[START Data lines]

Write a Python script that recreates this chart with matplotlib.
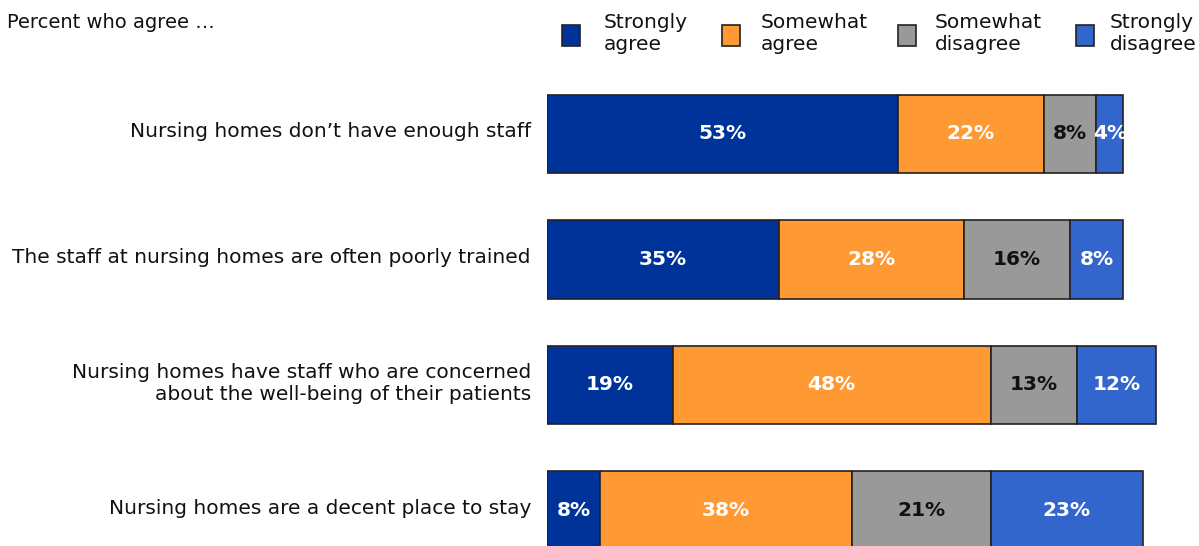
import matplotlib.pyplot as plt
from matplotlib.patches import Rectangle
import numpy as np

categories = ["Nursing homes don\u2019t have enough staff",
              "The staff at nursing homes are often poorly trained",
              "Nursing homes have staff who are concerned\nabout the well-being of their patients",
              "Nursing homes are a decent place to stay"]
strongly_agree = [53, 35, 19, 8]
somewhat_agree = [22, 28, 48, 38]
somewhat_disagree = [8, 16, 13, 21]
strongly_disagree = [4, 8, 12, 23]
series_names = ["Strongly\nagree", "Somewhat\nagree", "Somewhat\ndisagree", "Strongly\ndisagree"]

colors = ["#003399", "#FF9933", "#999999", "#3366CC"]
text_colors = ["white", "white", "#111111", "white"]

W, H = 1199, 546
fig = plt.figure(figsize=(W / 100, H / 100), dpi=100)
plt.rcParams['font.family'] = ['DejaVu Sans']

# axes placed so bars start at x=547px, 6.62 px per percent
x0 = 547
ppu = 6.62
ax = fig.add_axes([x0 / W, 0, (W - x0) / W, 1])
ax.set_xlim(0, (W - x0) / ppu)
spacing = 125.5
c0 = 134
ax.set_ylim((H - c0) / spacing, -c0 / spacing)
ax.axis("off")

y = np.arange(len(categories))
series = [strongly_agree, somewhat_agree, somewhat_disagree, strongly_disagree]
left = np.zeros(len(categories))
for vals, col, tcol in zip(series, colors, text_colors):
    bars = ax.barh(y, vals, left=left, height=78 / spacing, color=col,
                   edgecolor="#222222", linewidth=1.2)
    for b, v in zip(bars, vals):
        t = ax.text(b.get_x() + b.get_width() / 2, b.get_y() + b.get_height() / 2,
                    f"{v}%", ha="center", va="center", color=tcol,
                    fontsize=14.5, fontweight="bold")
        t.set_clip_path(b)
    left += np.array(vals)

for yi, cat in zip(y, categories):
    ax.text(-16 / ppu, yi - 2 / spacing, cat, ha="right", va="center", fontsize=14.5,
            color="#111111", linespacing=1.2)

fig.text(7 / W, 1 - 22 / H, "Percent who agree \u2026", ha="left", va="center",
         fontsize=14, color="#111111")

sq_x = [562, 722, 898, 1076]
tx_x = [604, 761, 935, 1110]
for sx, tx, name, col in zip(sq_x, tx_x, series_names, colors):
    fig.patches.append(Rectangle((sx / W, 1 - 46 / H), 18 / W, 21 / H,
                                 transform=fig.transFigure, facecolor=col,
                                 edgecolor="#222222", linewidth=1.2))
    fig.text(tx / W, 1 - 34 / H, name, ha="left", va="center", fontsize=14.5,
             color="#111111", linespacing=1.2)

fig.savefig("out.png", dpi=100)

[END Data lines]

Return the material word for word. Pictures are not part of the copy.

▶ Reply to the exercise:
Write a Python script that recreates this chart with matplotlib.
import matplotlib.pyplot as plt
from matplotlib.patches import Rectangle
import numpy as np

categories = ["Nursing homes don\u2019t have enough staff",
              "The staff at nursing homes are often poorly trained",
              "Nursing homes have staff who are concerned\nabout the well-being of their patients",
              "Nursing homes are a decent place to stay"]
strongly_agree = [53, 35, 19, 8]
somewhat_agree = [22, 28, 48, 38]
somewhat_disagree = [8, 16, 13, 21]
strongly_disagree = [4, 8, 12, 23]
series_names = ["Strongly\nagree", "Somewhat\nagree", "Somewhat\ndisagree", "Strongly\ndisagree"]

colors = ["#003399", "#FF9933", "#999999", "#3366CC"]
text_colors = ["white", "white", "#111111", "white"]

W, H = 1199, 546
fig = plt.figure(figsize=(W / 100, H / 100), dpi=100)
plt.rcParams['font.family'] = ['DejaVu Sans']

# axes placed so bars start at x=547px, 6.62 px per percent
x0 = 547
ppu = 6.62
ax = fig.add_axes([x0 / W, 0, (W - x0) / W, 1])
ax.set_xlim(0, (W - x0) / ppu)
spacing = 125.5
c0 = 134
ax.set_ylim((H - c0) / spacing, -c0 / spacing)
ax.axis("off")

y = np.arange(len(categories))
series = [strongly_agree, somewhat_agree, somewhat_disagree, strongly_disagree]
left = np.zeros(len(categories))
for vals, col, tcol in zip(series, colors, text_colors):
    bars = ax.barh(y, vals, left=left, height=78 / spacing, color=col,
                   edgecolor="#222222", linewidth=1.2)
    for b, v in zip(bars, vals):
        t = ax.text(b.get_x() + b.get_width() / 2, b.get_y() + b.get_height() / 2,
                    f"{v}%", ha="center", va="center", color=tcol,
                    fontsize=14.5, fontweight="bold")
        t.set_clip_path(b)
    left += np.array(vals)

for yi, cat in zip(y, categories):
    ax.text(-16 / ppu, yi - 2 / spacing, cat, ha="right", va="center", fontsize=14.5,
            color="#111111", linespacing=1.2)

fig.text(7 / W, 1 - 22 / H, "Percent who agree \u2026", ha="left", va="center",
         fontsize=14, color="#111111")

sq_x = [562, 722, 898, 1076]
tx_x = [604, 761, 935, 1110]
for sx, tx, name, col in zip(sq_x, tx_x, series_names, colors):
    fig.patches.append(Rectangle((sx / W, 1 - 46 / H), 18 / W, 21 / H,
                                 transform=fig.transFigure, facecolor=col,
                                 edgecolor="#222222", linewidth=1.2))
    fig.text(tx / W, 1 - 34 / H, name, ha="left", va="center", fontsize=14.5,
             color="#111111", linespacing=1.2)

fig.savefig("out.png", dpi=100)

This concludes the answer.